▶ **Requirement**: Search the records for the word "with" and pick out every line that has it.

▶ **Rows**:
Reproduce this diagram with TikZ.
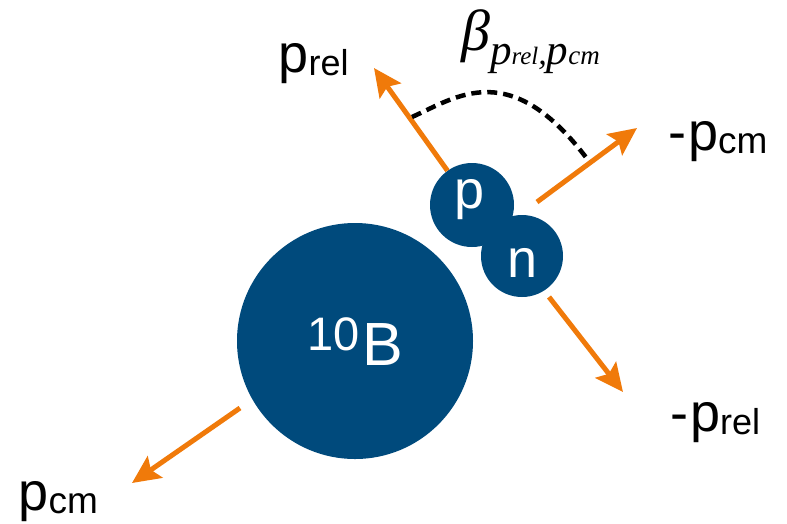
\documentclass[tikz,border=0pt]{standalone}
\usepackage{fontspec}
\setmainfont{Liberation Sans}
\newfontfamily\timesf{Liberation Serif}
\usetikzlibrary{arrows.meta}
\definecolor{nblue}{RGB}{0,74,124}
\definecolor{morange}{RGB}{240,122,10}
\newcommand{\fs}[1]{\fontsize{#1}{#1}\selectfont}
\begin{document}
\begin{tikzpicture}[x=1pt,y=-1pt,
  atom/.style={circle, fill=nblue, draw=none, inner sep=0pt},
  inlbl/.style={text=white, inner sep=0pt},
  lbl/.style={anchor=base west, inner sep=0pt, text=black},
  mom/.style={draw=morange, line width=5pt,
     -{Stealth[length=28pt,width=26pt,inset=5pt]}},
  angarc/.style={draw=black, line width=4.5pt, dash pattern=on 10pt off 6pt}]
\useasboundingbox (0,0) rectangle (787,523);
% particles
\node[atom, minimum size=236pt] (B) at (355,341) {};
\node[atom, minimum size=84pt] (p) at (472,205) {};
\node[atom, minimum size=82pt] (n) at (522,256) {};
\node[inlbl, anchor=base west] (Bt) at (307,365) {\raisebox{15pt}{\fs{47}10}\kern3pt\fs{61}B};
\node[inlbl] (pt) at (470,200) {\fs{54}p};
\node[inlbl] (nt) at (523,263) {\fs{54}n};
% arrow ends
\coordinate (aT) at (374,68);
\coordinate (bS) at (537,202);
\coordinate (bT) at (637,128);
\coordinate (cS) at (549,297);
\coordinate (cT) at (623,392);
\coordinate (dS) at (240,408);
\coordinate (dT) at (132,483);
\draw[mom] (p) -- (aT);
\draw[mom] (bS) -- (bT);
\draw[mom] (cS) -- (cT);
\draw[mom] (dS) -- (dT);
% angle arc
\coordinate (arcS) at (412,117);
\coordinate (arcE) at (588,160);
\draw[angarc] (arcS) .. controls (457.5,96.5) and (510.6,56.8) .. (arcE);
% labels
\node[lbl] (lprel) at (278.5,72) {\fs{54}p\raisebox{-3pt}{\fs{36}rel}};
\node[lbl] (lmpcm) at (668,150.6) {\fs{54}-\kern2pt p\raisebox{-3pt}{\fs{37}cm}};
\node[lbl] (lmprel) at (670,431.6) {\fs{54}-\kern2pt p\raisebox{-3pt}{\fs{36}rel}};
\node[lbl] (lpcm) at (18.5,510.6) {\fs{54}p\raisebox{-3pt}{\fs{37}cm}};
\node[lbl] (lbeta) at (461,50) {\timesf\itshape\fs{58}β\kern0pt\raisebox{-14pt}{\fs{43}p\fs{25}rel\fs{34},\fs{43}p\fs{27}cm}};
\end{tikzpicture}
\end{document}
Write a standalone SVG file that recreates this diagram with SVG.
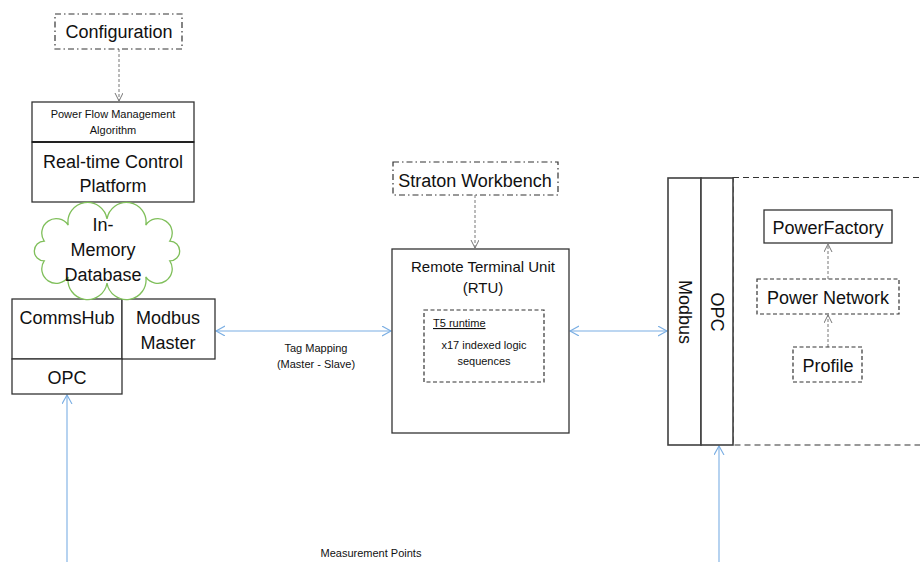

▶ **Exercise response**:
Reproduce this diagram with TikZ.
Write a standalone SVG file that recreates this diagram with SVG.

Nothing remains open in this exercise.